We know what he thought when he read the beginning of Isaiah 61: “The Spirit of the Lord God is upon me, because the Lord has anointed me to bring good news to the poor.” He read this aloud in his hometown and told the people it was fulfilled in their hearing that day (Luke 4:16–21). What was it like for him to read passages like Psalm 22:14 — “I am poured out like water, and all my bones are out of joint”? What did he think as he pondered Isaiah prophesying, “He was pierced for our transgressions; he was crushed for our iniquities” (Isaiah 53:5), eventually knowing that he would be pierced, that he would be crushed?

When Jesus read the Old Testament, he saw the suffering he would experience — as well as the glory on the other side. That is why he told the two disciples on the road to Emmaus that if they had believed all that the prophets had spoken, they would have understood that it was “necessary that the Christ should suffer these things and enter into his glory” (Luke 24:25–26).

Reading the Old Testament

This sentence in Knowing Jesus Through the Old Testament also caused me to read the Old Testament differently, asking myself throughout, What might Jesus have pointed to and said, “This is about me”?
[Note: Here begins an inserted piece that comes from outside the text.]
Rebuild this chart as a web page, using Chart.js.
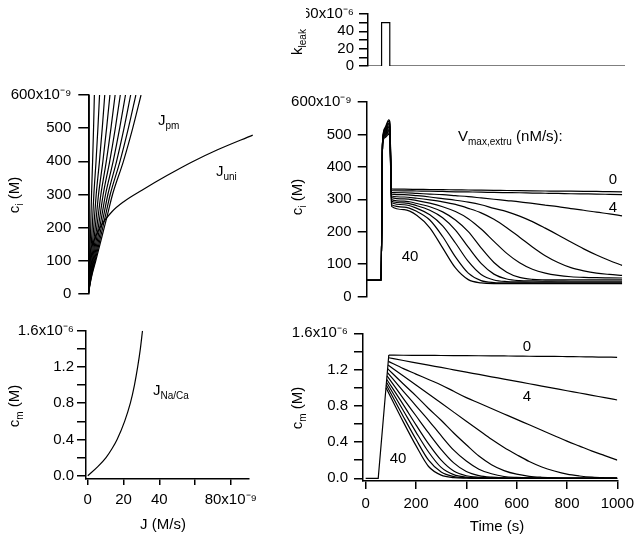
<!DOCTYPE html>
<html><head><meta charset="utf-8">
<script src="https://cdn.jsdelivr.net/npm/chart.js@4.4.0/dist/chart.umd.min.js"></script>
<style>
html,body{margin:0;padding:0;background:#fff;}
#wrap{position:relative;width:640px;height:535px;overflow:hidden;font-family:"Liberation Sans",Arial,sans-serif;color:#000;background:#fff;}
#wrap canvas{position:absolute;left:0;top:0;}
.t{position:absolute;font-size:15px;line-height:1;white-space:nowrap;z-index:5;}
.c{transform:translate(-50%,-50%);}
.l{transform:translate(0,-50%);}
.r{transform:translate(-50%,-50%) rotate(-90deg);}
.t sub{font-size:10px;vertical-align:-4px;line-height:0;}
</style></head>
<body><div id="wrap">
<canvas id="cA" width="640" height="535"></canvas>
<canvas id="cB" width="640" height="535"></canvas>
<canvas id="cC" width="640" height="535"></canvas>
<canvas id="cD" width="640" height="535"></canvas>
<canvas id="cE" width="640" height="535"></canvas>
<div class="t r" style="left:296px;top:42px">k<sub>leak</sub></div>
<div class="t r" style="left:13px;top:195px">c<sub>i</sub> (M)</div>
<div class="t r" style="left:296px;top:197px">c<sub>i</sub> (M)</div>
<div class="t r" style="left:13px;top:406px">c<sub>m</sub> (M)</div>
<div class="t r" style="left:296px;top:408px">c<sub>m</sub> (M)</div>
<div class="t c" style="left:163px;top:523px">J (M/s)</div>
<div class="t c" style="left:497px;top:525px">Time (s)</div>
<div class="t l" style="left:158px;top:119px">J<sub>pm</sub></div>
<div class="t l" style="left:216px;top:170px">J<sub>uni</sub></div>
<div class="t l" style="left:153px;top:389px">J<sub>Na/Ca</sub></div>
<div class="t l" style="left:458px;top:135px">V<sub>max,extru</sub> (nM/s):</div>
<div class="t c" style="left:613px;top:178px">0</div>
<div class="t c" style="left:613px;top:206px">4</div>
<div class="t c" style="left:410px;top:255px">40</div>
<div class="t c" style="left:527px;top:345px">0</div>
<div class="t c" style="left:527px;top:395px">4</div>
<div class="t c" style="left:398px;top:457px">40</div>
</div>
<script>
// ---------------- DATA ----------------
// k_leak (x10^-6) vs time (s)
const kleakTime  = [0, 62, 62, 94, 94, 1012];
const kleakValue = [0, 0, 50, 50, 0, 0];

// V_max,extru values (nM/s) for the families of curves
const vmaxExtru = [0, 4, 8, 12, 16, 20, 24, 28, 32, 36, 40];

// c_i levels (nM) at which J_pm is read (J_pm in nM/s)
const ciLevels = [0, 50, 100, 150, 200, 250, 300, 400, 500, 600];
const jpm_V0  = [0, 0.3, 0.4, 0.45, 0.5, 0.5, 0.5, 0.5, 0.5, 0.5];
const jpm_V4  = [0, 0.45, 0.78, 1.06, 1.34, 1.57, 1.81, 2.41, 2.94, 3.4];
const jpm_V8  = [0, 0.59, 1.15, 1.67, 2.18, 2.65, 3.11, 4.33, 5.37, 6.3];
const jpm_V12 = [0, 0.74, 1.53, 2.28, 3.02, 3.72, 4.42, 6.24, 7.81, 9.2];
const jpm_V16 = [0, 0.88, 1.91, 2.89, 3.86, 4.79, 5.72, 8.16, 10.24, 12.1];
const jpm_V20 = [0, 1.03, 2.29, 3.5, 4.71, 5.87, 7.03, 10.07, 12.68, 15.0];
const jpm_V24 = [0, 1.17, 2.66, 4.1, 5.55, 6.94, 8.33, 11.98, 15.12, 17.9];
const jpm_V28 = [0, 1.32, 3.04, 4.71, 6.39, 8.01, 9.64, 13.9, 17.55, 20.8];
const jpm_V32 = [0, 1.46, 3.42, 5.32, 7.23, 9.08, 10.94, 15.81, 19.99, 23.7];
const jpm_V36 = [0, 1.61, 3.79, 5.93, 8.07, 10.16, 12.25, 17.73, 22.42, 26.6];
const jpm_V40 = [0, 1.75, 4.17, 6.54, 8.91, 11.23, 13.55, 19.64, 24.86, 29.5];

// J_uni (nM/s) vs c_i (nM)
const juniJ = [0, 0.6, 2.4, 6.5, 13.2, 20, 30, 44, 58, 72, 92];
const juniC = [0, 100, 150, 200, 248, 279, 313, 357, 398, 434, 479];

// J_Na/Ca (nM/s) vs c_m (uM)
const jnacaJ = [0, 5.6, 10.2, 13.6, 16.4, 20.6, 23.8, 26.1, 27.9, 29.4, 30.6];
const jnacaC = [0, 0.1, 0.2, 0.3, 0.4, 0.6, 0.8, 1.0, 1.2, 1.4, 1.6];

// c_i (nM) vs time (s)
const ciTime = [0, 60, 66, 75, 90, 94, 101, 150, 200, 250, 300, 350, 400, 450, 500, 550, 600, 650, 700, 750, 800, 850, 900, 950, 1000];
const ci_V0  = [50,50,480,520,545,540,332, 331,330.5,330,329.5,329,328.5,328,327.5,327,326.5,326,325.5,325,324.8,324.5,324,323.5,323];
const ci_V4  = [50,50,480,517,540,535,327, 326,325.5,325,324,323,322.5,322,321,320.5,320,319,318.5,318,317,316.5,316,315,314];
const ci_V8  = [50,50,479,514,535,530,321, 320,318,316,314,311,308,304,300,296,292,287,282,277,271,266,260,255,249];
const ci_V12 = [50,50,478,511,530,525,316, 314,311,307,302,297,291,283,272,262,248,231,211,190,168,147,128,111,96];
const ci_V16 = [50,50,477,508,526,520,310, 307,303,298,292,284,272,258,238,212,183,153,126,105,89,79,72,68,65];
const ci_V20 = [50,50,476,505,522,516,305, 301,296,288,277,262,240,208,170,133,104,84,72,65,61,59,58,57.5,57];
const ci_V24 = [50,50,475,502,517,511,299, 294,287,277,261,236,200,150,105,75,59,53,51.5,51,51,51,51,51,51];
const ci_V28 = [50,50,474,499,513,507,294, 289,280,266,243,205,152,102,69,54,49,48,47.5,47.5,47,47,47,47,47];
const ci_V32 = [50,50,473,496,509,503,289, 283,272,252,218,165,108,68,51,46,45,44.5,44.5,44,44,44,44,44,44];
const ci_V36 = [50,50,472,493,505,499,283, 276,262,236,185,122,72,49,43,42,42,41.5,41.5,41.5,41.5,41.5,41.5,41.5,41.5];
const ci_V40 = [50,50,470,490,500,495,278, 268,250,212,150,88,52,42,40,40,40,40,40,40,40,40,40,40,40];

// c_m (uM) vs time (s): common rise, then decay from each peak
const cmRiseTime  = [0, 50, 92];
const cmRiseValue = [0, 0, 1.36];
const cmPeakTime  = [92, 91, 90, 89, 87, 86, 85, 84, 83, 82, 81];
const cmPeakValue = [1.36, 1.33, 1.29, 1.25, 1.21, 1.17, 1.13, 1.09, 1.06, 1.03, 1.00];
const cmTime = [150, 200, 250, 300, 350, 400, 450, 500, 550, 600, 650, 700, 750, 800, 850, 900, 950, 1000];
const cm_V0  = [1.358,1.357,1.356,1.355,1.354,1.353,1.352,1.351,1.350,1.349,1.347,1.346,1.345,1.343,1.341,1.339,1.337,1.335];
const cm_V4  = [1.300,1.274,1.248,1.223,1.197,1.171,1.146,1.120,1.095,1.069,1.043,1.018,0.992,0.966,0.941,0.915,0.890,0.864];
const cm_V8  = [1.21,1.15,1.09,1.03,0.96,0.89,0.83,0.77,0.71,0.65,0.59,0.53,0.47,0.41,0.355,0.30,0.25,0.20];
const cm_V12 = [1.13,1.03,0.93,0.83,0.73,0.63,0.53,0.43,0.34,0.26,0.185,0.125,0.08,0.045,0.025,0.012,0.006,0.003];
const cm_V16 = [1.04,0.91,0.77,0.64,0.50,0.37,0.245,0.15,0.085,0.045,0.022,0.011,0.005,0.003,0.002,0.001,0,0];
const cm_V20 = [0.96,0.80,0.64,0.47,0.31,0.19,0.10,0.05,0.02,0.009,0.004,0.002,0.001,0,0,0,0,0];
const cm_V24 = [0.88,0.69,0.50,0.32,0.17,0.075,0.03,0.012,0.005,0.002,0.001,0,0,0,0,0,0,0];
const cm_V28 = [0.81,0.59,0.38,0.20,0.08,0.028,0.01,0.004,0.001,0,0,0,0,0,0,0,0,0];
const cm_V32 = [0.745,0.51,0.29,0.12,0.04,0.013,0.004,0.001,0,0,0,0,0,0,0,0,0,0];
const cm_V36 = [0.68,0.43,0.20,0.07,0.02,0.006,0.002,0,0,0,0,0,0,0,0,0,0,0];
const cm_V40 = [0.62,0.36,0.13,0.035,0.008,0.002,0,0,0,0,0,0,0,0,0,0,0,0];

// Tick values / labels
const kleakTicks = [0, 10, 20, 30, 40, 50, 60];
const ciTicks = [0, 100, 200, 300, 400, 500, 600];
const cmTicks = [0, 0.2, 0.4, 0.6, 0.8, 1.0, 1.2, 1.4, 1.6];
const jTicks = [0, 20, 40, 60, 80];
const timeTicks = [0, 200, 400, 600, 800, 1000];

// ---------------- CHARTS ----------------
const FONT = '"Liberation Sans", Arial, sans-serif';
const FSIZE = 15;
Chart.defaults.font.family = FONT;
Chart.defaults.color = '#000';

function axis(pos, min, max, ticks, fmt, size, tickLen, pad) {
  return {
    type: 'linear', position: pos, min: min, max: max,
    afterBuildTicks: s => { s.ticks = ticks.map(v => ({ value: v })); },
    afterFit: s => { if (pos === 'left') s.width = size; else s.height = size; },
    grid: { drawOnChartArea: false, drawTicks: true, tickLength: tickLen, color: '#000', lineWidth: 1.5 },
    border: { display: true, color: '#000', width: 1.5 },
    ticks: { color: '#000', font: { family: FONT, size: FSIZE }, padding: pad, autoSkip: false,
             maxRotation: 0, minRotation: 0, callback: v => fmt(v) }
  };
}
function hiddenX(min, max) { return { type: 'linear', display: false, min: min, max: max }; }
function series(xs, ys, mono) {
  return { data: xs.map((x, i) => ({ x: x, y: ys[i] })), borderColor: '#000', borderWidth: 1.2,
           pointRadius: 0, showLine: true, fill: false, tension: 0,
           cubicInterpolationMode: mono ? 'monotone' : 'default' };
}
function make(id, pad, scales, datasets) {
  return new Chart(document.getElementById(id), {
    type: 'scatter',
    data: { datasets: datasets },
    options: { responsive: false, animation: false, devicePixelRatio: 1, events: [],
      layout: { padding: pad },
      plugins: { legend: { display: false }, tooltip: { enabled: false } },
      scales: scales }
  });
}
const cmFmt = v => {
  const r = Math.round(v * 10);
  if (r === 16) return '1.6x10\u207B\u2076';
  return r % 4 === 0 ? (r / 10).toFixed(1) : '';
};

// Panel A: k_leak
make('cA', { left: 306, right: 15, top: 12.7, bottom: 469 }, {
  x: hiddenX(9, 1012),
  y: axis('left', 0, 60, kleakTicks, v => v === 60 ? '60x10\u207B\u2076' : (v % 20 === 0 ? String(v) : ''), 62, 9, 5)
}, [series(kleakTime, kleakValue, false)]);

// Panel B: c_i vs J
const jpmAll = [jpm_V0, jpm_V4, jpm_V8, jpm_V12, jpm_V16, jpm_V20, jpm_V24, jpm_V28, jpm_V32, jpm_V36, jpm_V40];
make('cB', { left: 8.3, right: 381.9, top: 95, bottom: 241 }, {
  x: hiddenX(0, 95),
  y: axis('left', 0, 600, ciTicks, v => v === 600 ? '600x10\u207B\u2079' : String(v), 80, 10, 7)
}, jpmAll.map((arr, i) => series(arr, ciLevels, i > 0)).concat([series(juniJ, juniC, true)]));

// Panel C: c_i vs time
const ciAll = [ci_V0, ci_V4, ci_V8, ci_V12, ci_V16, ci_V20, ci_V24, ci_V28, ci_V32, ci_V36, ci_V40];
make('cC', { left: 286.7, right: 17.8, top: 102, bottom: 238.5 }, {
  x: hiddenX(4, 1000),
  y: axis('left', 0, 600, ciTicks, v => v === 600 ? '600x10\u207B\u2079' : String(v), 80, 9, 6)
}, ciAll.map(arr => series(ciTime, arr, true)));

// Panel D: c_m vs J
make('cD', { left: 6, right: 391.3, top: 330.7, bottom: 16 }, {
  x: axis('bottom', -1, 90, jTicks, v => v === 80 ? '80x10\u207B\u2079' : (v === 60 ? '' : String(v)), 40, 6, 6),
  y: axis('left', -0.036, 1.6, cmTicks, cmFmt, 80, 9, 3)
}, [series(jnacaJ, jnacaC, true)]);

// Panel E: c_m vs time
const cmAll = [cm_V0, cm_V4, cm_V8, cm_V12, cm_V16, cm_V20, cm_V24, cm_V28, cm_V32, cm_V36, cm_V40];
make('cE', { left: 283, right: 17.8, top: 333.3, bottom: 14 }, {
  x: axis('bottom', -10.5, 1000, timeTicks, v => String(v), 40, 8, 6),
  y: axis('left', -0.03, 1.6, cmTicks, cmFmt, 80, 9, 6)
}, [series(cmRiseTime, cmRiseValue, false)].concat(
   cmAll.map((arr, i) => series([cmPeakTime[i]].concat(cmTime), [cmPeakValue[i]].concat(arr), true))));
</script>
</body></html>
Luke writes that there on the road to Emmaus, “beginning with Moses and all the Prophets, he interpreted to them in all the Scriptures the things concerning himself” (Luke 24:27). To explain to these followers who he was and why he had to die, Jesus evidently did not start with his birth in Bethlehem, or his Sermon on the Mount, or his wrangling with the Pharisees, or the plot against him facilitated by Judas.
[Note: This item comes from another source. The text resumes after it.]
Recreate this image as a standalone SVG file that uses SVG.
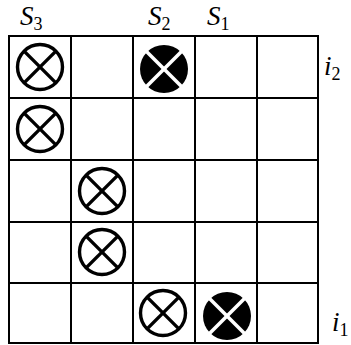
<svg xmlns="http://www.w3.org/2000/svg" width="351" height="345" viewBox="0 0 351 345">
<defs>
<style>
.grid line{stroke:#000;stroke-width:2;stroke-linecap:square}
.lbl{font-family:"Liberation Serif","DejaVu Serif",serif;font-style:italic;font-size:27px;fill:#000}
.sub{font-style:normal;font-size:18px}
.ring{fill:#fff;stroke:#000;stroke-width:3.4}
.rx{stroke:#000;stroke-width:3.4}
.disk{fill:#000}
.dx{stroke:#fff;stroke-width:3.5}
</style>
<g id="open">
<circle class="ring" r="22.5"/>
<line class="rx" x1="-15.9" y1="-15.9" x2="15.9" y2="15.9"/>
<line class="rx" x1="-15.9" y1="15.9" x2="15.9" y2="-15.9"/>
</g>
<g id="filled">
<circle class="disk" r="24"/>
<line class="dx" x1="-17.5" y1="-17.5" x2="17.5" y2="17.5"/>
<line class="dx" x1="-17.5" y1="17.5" x2="17.5" y2="-17.5"/>
</g>
</defs>
<rect width="351" height="345" fill="#fff"/>
<g id="grid" class="grid">
<line x1="9" y1="36" x2="9" y2="343"/>
<line x1="71" y1="36" x2="71" y2="343"/>
<line x1="133" y1="36" x2="133" y2="343"/>
<line x1="195" y1="36" x2="195" y2="343"/>
<line x1="257" y1="36" x2="257" y2="343"/>
<line x1="318" y1="36" x2="318" y2="343"/>
<line x1="9" y1="36" x2="318" y2="36"/>
<line x1="9" y1="98" x2="318" y2="98"/>
<line x1="9" y1="160" x2="318" y2="160"/>
<line x1="9" y1="222" x2="318" y2="222"/>
<line x1="9" y1="283" x2="318" y2="283"/>
<line x1="9" y1="343" x2="318" y2="343"/>
</g>
<g id="m1"><use href="#open" x="40" y="67"/></g>
<g id="m2"><use href="#open" x="40" y="129"/></g>
<g id="m3"><use href="#open" x="102" y="191"/></g>
<g id="m4"><use href="#open" x="102" y="252"/></g>
<g id="m5"><use href="#open" x="163" y="313"/></g>
<g id="f1"><use href="#filled" x="164" y="69"/></g>
<g id="f2"><use href="#filled" x="227" y="316"/></g>
<g id="labels">
<text class="lbl" x="20" y="25">S<tspan class="sub" dy="5">3</tspan></text>
<text class="lbl" x="148" y="25">S<tspan class="sub" dy="5">2</tspan></text>
<text class="lbl" x="207" y="25">S<tspan class="sub" dy="5">1</tspan></text>
<text class="lbl" x="324" y="75">i<tspan class="sub" dy="5">2</tspan></text>
<text class="lbl" x="332" y="331">i<tspan class="sub" dy="5">1</tspan></text>
</g>
</svg>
Rather, he opened up Genesis and Leviticus and Psalms and Jonah and Hosea and the rest of the Old Testament and said, “This is about me. . . . This is about the curse I came to bear. . . . This is about the mercy I came to lavish on sinners. . . . This is about the sufficiency of my salvation. . . . This is about my deliverance from death. . . . This is about the judgment that was poured out on me at the cross.”
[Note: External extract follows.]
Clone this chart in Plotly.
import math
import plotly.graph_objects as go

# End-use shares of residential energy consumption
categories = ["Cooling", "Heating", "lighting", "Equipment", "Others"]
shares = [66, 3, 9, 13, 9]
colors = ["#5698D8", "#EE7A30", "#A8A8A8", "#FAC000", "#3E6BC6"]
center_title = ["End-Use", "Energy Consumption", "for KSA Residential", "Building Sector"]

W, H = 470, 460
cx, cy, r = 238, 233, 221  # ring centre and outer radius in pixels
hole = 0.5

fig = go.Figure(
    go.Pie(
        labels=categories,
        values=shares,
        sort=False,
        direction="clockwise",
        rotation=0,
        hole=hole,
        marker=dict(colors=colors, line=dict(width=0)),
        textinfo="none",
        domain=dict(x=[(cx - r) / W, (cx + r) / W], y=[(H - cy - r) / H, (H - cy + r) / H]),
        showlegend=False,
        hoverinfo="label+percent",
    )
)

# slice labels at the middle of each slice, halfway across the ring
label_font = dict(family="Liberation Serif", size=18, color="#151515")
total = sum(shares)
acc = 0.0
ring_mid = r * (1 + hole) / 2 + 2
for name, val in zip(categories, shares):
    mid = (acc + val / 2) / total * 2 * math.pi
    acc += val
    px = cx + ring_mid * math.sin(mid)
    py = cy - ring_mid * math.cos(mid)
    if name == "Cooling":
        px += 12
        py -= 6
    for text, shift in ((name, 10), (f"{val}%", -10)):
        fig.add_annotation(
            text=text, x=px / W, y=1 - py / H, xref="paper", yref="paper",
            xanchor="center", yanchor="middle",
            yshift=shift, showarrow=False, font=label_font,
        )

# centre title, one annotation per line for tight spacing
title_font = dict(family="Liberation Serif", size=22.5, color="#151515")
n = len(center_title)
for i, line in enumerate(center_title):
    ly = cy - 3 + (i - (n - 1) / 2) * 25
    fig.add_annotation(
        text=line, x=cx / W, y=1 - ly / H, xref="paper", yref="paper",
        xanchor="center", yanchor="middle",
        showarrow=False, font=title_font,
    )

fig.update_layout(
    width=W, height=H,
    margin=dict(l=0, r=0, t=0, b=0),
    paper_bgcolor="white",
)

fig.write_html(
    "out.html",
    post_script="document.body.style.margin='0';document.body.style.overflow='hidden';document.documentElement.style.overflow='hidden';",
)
“It is not just individual prophecies or passages that point to Jesus, but the Old Testament as a whole.”

According to Jesus, it is not just individual prophecies or passages that point to him, but the Old Testament as a whole. He said to the religious leaders, “You search the Scriptures because you think that in them you have eternal life; and it is they that bear witness about me, yet you refuse to come to me that you may have life” (John 5:39–40). And a few verses later, he says, “If you believed Moses you would believe me; for he wrote of me” (John 5:46). The entirety of the Old Testament is about him — not only in its prophecies, but also in its history, its promises, its people, its law, its ceremony, its song.

On a Bible Mission

I can trace the discovery that flowed out of this passage to the personal mission I’ve been on since then. I am on a mission to infiltrate Bible study in the local church with biblical theology. By biblical theology, I mean an approach to the Bible that recognizes its cohesive story. Even though the Bible is made up of various kinds of literature and was written over centuries by forty human authors, it is really telling one story about what God is doing in the world through Christ.

So, how much has that sentence, and these discoveries about the book that Jesus loved most, changed for me? After going back to kindergarten on the Old Testament, I wrote the One Year Book of Discovering Jesus in the Old Testament and then a series called Seeing Jesus in the Old Testament. Now I teach the Biblical Theology Workshop for Women around the country and internationally.

I have found that when people who love the Bible and love Christ are shown how to see Christ from the beginning to the end of the Bible, their joy explodes. Seeing the beauty, sufficiency, and necessity of Jesus Christ from every part of the Bible — including from the Old Testament — has the power to truly, deeply, and eternally change our lives.